Südkorea ist wie viele asiatische Länder enorm wichtig für das Geschäft des Konzerns. In Asien wuchs der Konzern zuletzt besonders stark, wie auch in Latein- und Südamerika. Aus dem Nordamerika-Geschäft stieg das Unternehmen schon vor einiger Zeit aus, überließ es anderen Lieferdiensten wie Doordash und Grubhub.

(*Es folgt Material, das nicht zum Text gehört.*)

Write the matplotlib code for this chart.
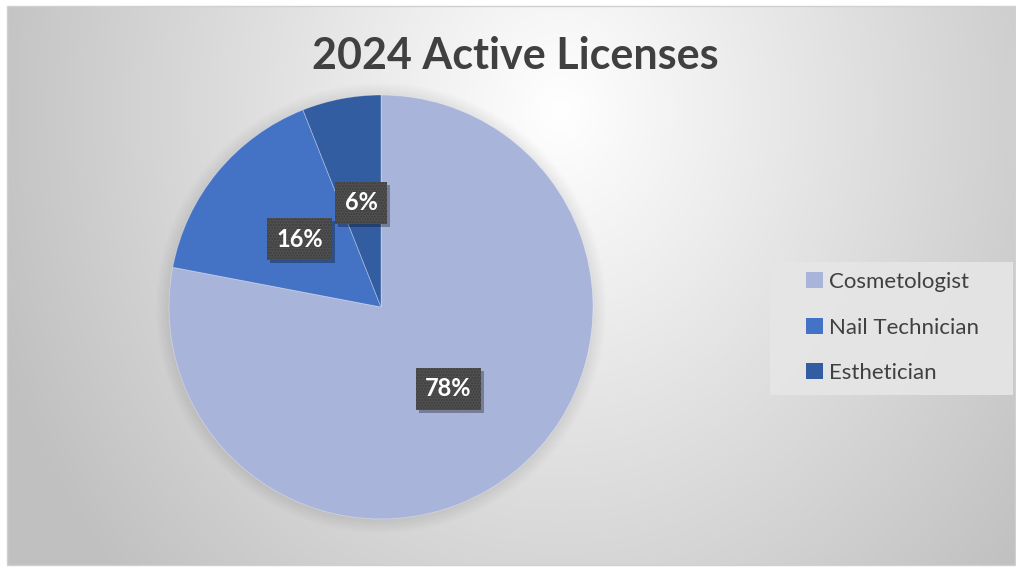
import numpy as np
import matplotlib
matplotlib.use("Agg")
import matplotlib.pyplot as plt
from matplotlib.patches import Rectangle, Circle
import matplotlib.transforms as mtransforms

categories = ["Cosmetologist", "Nail Technician", "Esthetician"]
values = [78, 16, 6]
colors = ["#A9B4DB", "#4472C4", "#325DA0"]
title = "2024 Active Licenses"

plt.rcParams['font.family'] = ['Lato', 'DejaVu Sans']
plt.rcParams['hatch.linewidth'] = 2.0

W, H = 1016, 567
fig = plt.figure(figsize=(W / 100, H / 100), dpi=100)
fig.patch.set_facecolor("white")

# chart area background (radial gradient)
x0, y0, x1, y1 = 7, 6, 1015, 565
bg = fig.add_axes([x0 / W, 1 - y1 / H, (x1 - x0) / W, (y1 - y0) / H])
xx, yy = np.meshgrid(np.arange(x0, x1), np.arange(y0, y1))
r = np.sqrt(((xx - 560) / 600.0) ** 2 + ((yy - 110) / 700.0) ** 2)
r = np.clip(r, 0, 1)
g = (255 - 63 * r) / 255.0
img = np.dstack([g, g, g])
bg.imshow(img, aspect="auto", extent=[0, 1, 0, 1], interpolation="bilinear")
bg.set_xlim(0, 1)
bg.set_ylim(0, 1)
bg.axis("off")
bg.add_patch(Rectangle((0, 0), 1, 1, transform=bg.transAxes, fill=False,
                       edgecolor="#D0D0D0", linewidth=1.0, clip_on=False))

# pie axes
cx, cy, R = 381, 307, 212
ax = fig.add_axes([(cx - R) / W, 1 - (cy + R) / H, 2 * R / W, 2 * R / H])
ax.set_facecolor("none")
ax.patch.set_alpha(0)

# soft shadow around pie
for rr in np.linspace(1.0, 1.06, 7):
    ax.add_patch(Circle((0.0, -0.005), rr, color="black", alpha=0.012, zorder=0,
                        lw=0, clip_on=False))

wedges, texts, autotexts = ax.pie(
    values, colors=colors, startangle=90, counterclock=False,
    autopct="%1.0f%%", pctdistance=0.5,
    wedgeprops=dict(edgecolor=(1, 1, 1, 0.35), linewidth=0.6),
    textprops=dict(color="white", fontsize=17, fontweight="bold"),
)
for wd in wedges:
    wd.set_zorder(2)
    wd.set_clip_on(False)

for t in autotexts:
    t.set_zorder(5)
    t.set_bbox(dict(boxstyle="square,pad=0.4", facecolor="#3F3F3F",
                    edgecolor="#4F4F4F", linewidth=0, hatch="......"))
ax.set_xlim(-1, 1)
ax.set_ylim(-1, 1)
ax.axis("off")

# title
fig.text(515 / W, 1 - 69 / H, title, ha="center", va="baseline",
         fontsize=31, fontweight="bold", color="#404040")

# legend
fig.patches.append(Rectangle((770 / W, 1 - 395 / H), 243 / W, 133 / H,
                             transform=fig.transFigure, facecolor="#E6E6E6",
                             edgecolor="none", alpha=0.9, zorder=1))
leg = fig.legend(wedges, categories, loc="center left",
                 bbox_to_anchor=(806 / W, 1 - 327.5 / H),
                 frameon=False, fontsize=16, labelcolor="#404040",
                 handlelength=0.75, handleheight=0.75, handletextpad=0.3,
                 labelspacing=1.15, borderpad=0, borderaxespad=0)
for h in leg.legend_handles:
    h.set_edgecolor("none")

# drop shadows behind label boxes
fig.canvas.draw()
renderer = fig.canvas.get_renderer()
for t in autotexts:
    bb = t.get_bbox_patch().get_window_extent(renderer)
    ax.add_patch(Rectangle((bb.x0 + 3, bb.y0 - 3), bb.width, bb.height,
                           transform=mtransforms.IdentityTransform(),
                           facecolor="black", edgecolor="none", alpha=0.3,
                           zorder=4, clip_on=False))

fig.savefig("out.png", dpi=100)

In allen vier definierten Geschäftsregionen - neben Asien sowie Latein- und Südamerika auch noch Nord- und Osteuropa sowie Nahost und Nordafrika - setzt Delivery Hero weiter auf Wachstum. Zuletzt war das Unternehmen mit verschiedenen Marken in 49 Ländern weltweit vertreten. In Lateinamerika hatte Delivery Hero im dritten Quartal das Geschäft des spanischen Lieferdienstes Glovo übernommen.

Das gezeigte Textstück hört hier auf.